_Problem_
Write out the material again word for word, dropping any images it holds.

_Provided material_
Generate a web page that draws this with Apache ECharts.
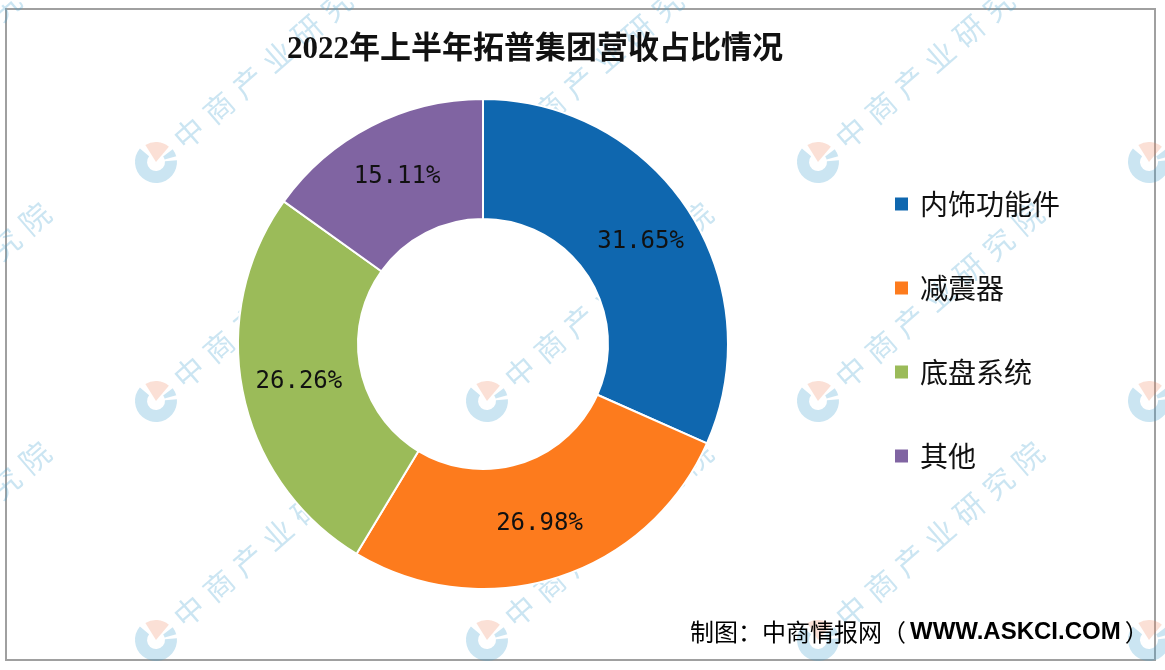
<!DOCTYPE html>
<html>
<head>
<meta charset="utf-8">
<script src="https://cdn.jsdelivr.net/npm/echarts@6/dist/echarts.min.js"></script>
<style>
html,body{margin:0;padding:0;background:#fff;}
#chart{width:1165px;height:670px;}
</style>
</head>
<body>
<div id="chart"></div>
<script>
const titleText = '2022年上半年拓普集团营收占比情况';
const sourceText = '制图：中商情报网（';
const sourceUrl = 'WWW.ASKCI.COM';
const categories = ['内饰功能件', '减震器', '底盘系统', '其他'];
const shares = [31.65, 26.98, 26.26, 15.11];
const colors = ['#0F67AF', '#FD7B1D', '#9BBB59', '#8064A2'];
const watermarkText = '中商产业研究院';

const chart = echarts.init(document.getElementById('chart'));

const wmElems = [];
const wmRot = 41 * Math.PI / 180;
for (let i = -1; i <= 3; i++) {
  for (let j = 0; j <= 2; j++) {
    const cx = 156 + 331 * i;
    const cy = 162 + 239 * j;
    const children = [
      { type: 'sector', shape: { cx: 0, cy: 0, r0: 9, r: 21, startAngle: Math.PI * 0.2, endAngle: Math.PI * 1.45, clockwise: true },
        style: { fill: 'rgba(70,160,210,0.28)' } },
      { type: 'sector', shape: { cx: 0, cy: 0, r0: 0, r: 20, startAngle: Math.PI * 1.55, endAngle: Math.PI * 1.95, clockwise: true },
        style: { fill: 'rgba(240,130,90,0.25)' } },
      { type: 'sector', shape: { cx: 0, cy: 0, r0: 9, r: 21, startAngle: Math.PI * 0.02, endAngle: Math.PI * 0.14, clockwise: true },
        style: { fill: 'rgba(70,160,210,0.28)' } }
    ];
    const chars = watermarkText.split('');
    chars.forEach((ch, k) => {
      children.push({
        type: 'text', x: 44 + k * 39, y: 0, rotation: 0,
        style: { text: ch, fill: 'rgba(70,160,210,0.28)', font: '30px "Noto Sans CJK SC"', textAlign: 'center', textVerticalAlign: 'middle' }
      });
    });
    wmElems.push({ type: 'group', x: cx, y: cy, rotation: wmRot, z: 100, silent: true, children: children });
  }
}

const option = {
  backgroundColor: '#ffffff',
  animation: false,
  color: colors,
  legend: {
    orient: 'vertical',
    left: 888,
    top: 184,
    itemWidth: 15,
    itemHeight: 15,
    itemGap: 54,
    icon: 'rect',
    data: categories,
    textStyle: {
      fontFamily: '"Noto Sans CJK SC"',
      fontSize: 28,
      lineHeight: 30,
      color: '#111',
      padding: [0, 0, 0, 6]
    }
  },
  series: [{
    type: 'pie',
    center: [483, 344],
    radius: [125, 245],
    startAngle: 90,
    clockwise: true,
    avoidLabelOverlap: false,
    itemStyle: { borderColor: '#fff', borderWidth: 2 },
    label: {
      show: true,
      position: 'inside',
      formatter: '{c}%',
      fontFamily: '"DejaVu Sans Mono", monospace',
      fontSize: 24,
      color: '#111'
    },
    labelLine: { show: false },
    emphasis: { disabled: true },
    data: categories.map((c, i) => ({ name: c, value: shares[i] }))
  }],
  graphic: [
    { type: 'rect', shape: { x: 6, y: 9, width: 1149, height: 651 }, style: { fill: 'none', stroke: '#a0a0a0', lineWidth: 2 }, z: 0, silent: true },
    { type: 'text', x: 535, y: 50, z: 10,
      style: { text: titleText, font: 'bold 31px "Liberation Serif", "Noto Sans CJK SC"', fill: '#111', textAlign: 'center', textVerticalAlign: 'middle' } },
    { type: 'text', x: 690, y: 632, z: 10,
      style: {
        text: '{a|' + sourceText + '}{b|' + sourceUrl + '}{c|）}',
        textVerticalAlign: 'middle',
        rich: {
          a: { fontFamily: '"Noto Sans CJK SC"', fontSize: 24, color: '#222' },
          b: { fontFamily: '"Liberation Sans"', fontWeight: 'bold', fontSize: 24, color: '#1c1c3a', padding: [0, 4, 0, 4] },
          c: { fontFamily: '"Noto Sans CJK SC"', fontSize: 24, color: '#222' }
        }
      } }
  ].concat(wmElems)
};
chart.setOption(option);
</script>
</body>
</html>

_Answer_
Generate a web page that draws this with Apache ECharts.
<!DOCTYPE html>
<html>
<head>
<meta charset="utf-8">
<script src="https://cdn.jsdelivr.net/npm/echarts@6/dist/echarts.min.js"></script>
<style>
html,body{margin:0;padding:0;background:#fff;}
#chart{width:1165px;height:670px;}
</style>
</head>
<body>
<div id="chart"></div>
<script>
const titleText = '2022年上半年拓普集团营收占比情况';
const sourceText = '制图：中商情报网（';
const sourceUrl = 'WWW.ASKCI.COM';
const categories = ['内饰功能件', '减震器', '底盘系统', '其他'];
const shares = [31.65, 26.98, 26.26, 15.11];
const colors = ['#0F67AF', '#FD7B1D', '#9BBB59', '#8064A2'];
const watermarkText = '中商产业研究院';

const chart = echarts.init(document.getElementById('chart'));

const wmElems = [];
const wmRot = 41 * Math.PI / 180;
for (let i = -1; i <= 3; i++) {
  for (let j = 0; j <= 2; j++) {
    const cx = 156 + 331 * i;
    const cy = 162 + 239 * j;
    const children = [
      { type: 'sector', shape: { cx: 0, cy: 0, r0: 9, r: 21, startAngle: Math.PI * 0.2, endAngle: Math.PI * 1.45, clockwise: true },
        style: { fill: 'rgba(70,160,210,0.28)' } },
      { type: 'sector', shape: { cx: 0, cy: 0, r0: 0, r: 20, startAngle: Math.PI * 1.55, endAngle: Math.PI * 1.95, clockwise: true },
        style: { fill: 'rgba(240,130,90,0.25)' } },
      { type: 'sector', shape: { cx: 0, cy: 0, r0: 9, r: 21, startAngle: Math.PI * 0.02, endAngle: Math.PI * 0.14, clockwise: true },
        style: { fill: 'rgba(70,160,210,0.28)' } }
    ];
    const chars = watermarkText.split('');
    chars.forEach((ch, k) => {
      children.push({
        type: 'text', x: 44 + k * 39, y: 0, rotation: 0,
        style: { text: ch, fill: 'rgba(70,160,210,0.28)', font: '30px "Noto Sans CJK SC"', textAlign: 'center', textVerticalAlign: 'middle' }
      });
    });
    wmElems.push({ type: 'group', x: cx, y: cy, rotation: wmRot, z: 100, silent: true, children: children });
  }
}

const option = {
  backgroundColor: '#ffffff',
  animation: false,
  color: colors,
  legend: {
    orient: 'vertical',
    left: 888,
    top: 184,
    itemWidth: 15,
    itemHeight: 15,
    itemGap: 54,
    icon: 'rect',
    data: categories,
    textStyle: {
      fontFamily: '"Noto Sans CJK SC"',
      fontSize: 28,
      lineHeight: 30,
      color: '#111',
      padding: [0, 0, 0, 6]
    }
  },
  series: [{
    type: 'pie',
    center: [483, 344],
    radius: [125, 245],
    startAngle: 90,
    clockwise: true,
    avoidLabelOverlap: false,
    itemStyle: { borderColor: '#fff', borderWidth: 2 },
    label: {
      show: true,
      position: 'inside',
      formatter: '{c}%',
      fontFamily: '"DejaVu Sans Mono", monospace',
      fontSize: 24,
      color: '#111'
    },
    labelLine: { show: false },
    emphasis: { disabled: true },
    data: categories.map((c, i) => ({ name: c, value: shares[i] }))
  }],
  graphic: [
    { type: 'rect', shape: { x: 6, y: 9, width: 1149, height: 651 }, style: { fill: 'none', stroke: '#a0a0a0', lineWidth: 2 }, z: 0, silent: true },
    { type: 'text', x: 535, y: 50, z: 10,
      style: { text: titleText, font: 'bold 31px "Liberation Serif", "Noto Sans CJK SC"', fill: '#111', textAlign: 'center', textVerticalAlign: 'middle' } },
    { type: 'text', x: 690, y: 632, z: 10,
      style: {
        text: '{a|' + sourceText + '}{b|' + sourceUrl + '}{c|）}',
        textVerticalAlign: 'middle',
        rich: {
          a: { fontFamily: '"Noto Sans CJK SC"', fontSize: 24, color: '#222' },
          b: { fontFamily: '"Liberation Sans"', fontWeight: 'bold', fontSize: 24, color: '#1c1c3a', padding: [0, 4, 0, 4] },
          c: { fontFamily: '"Noto Sans CJK SC"', fontSize: 24, color: '#222' }
        }
      } }
  ].concat(wmElems)
};
chart.setOption(option);
</script>
</body>
</html>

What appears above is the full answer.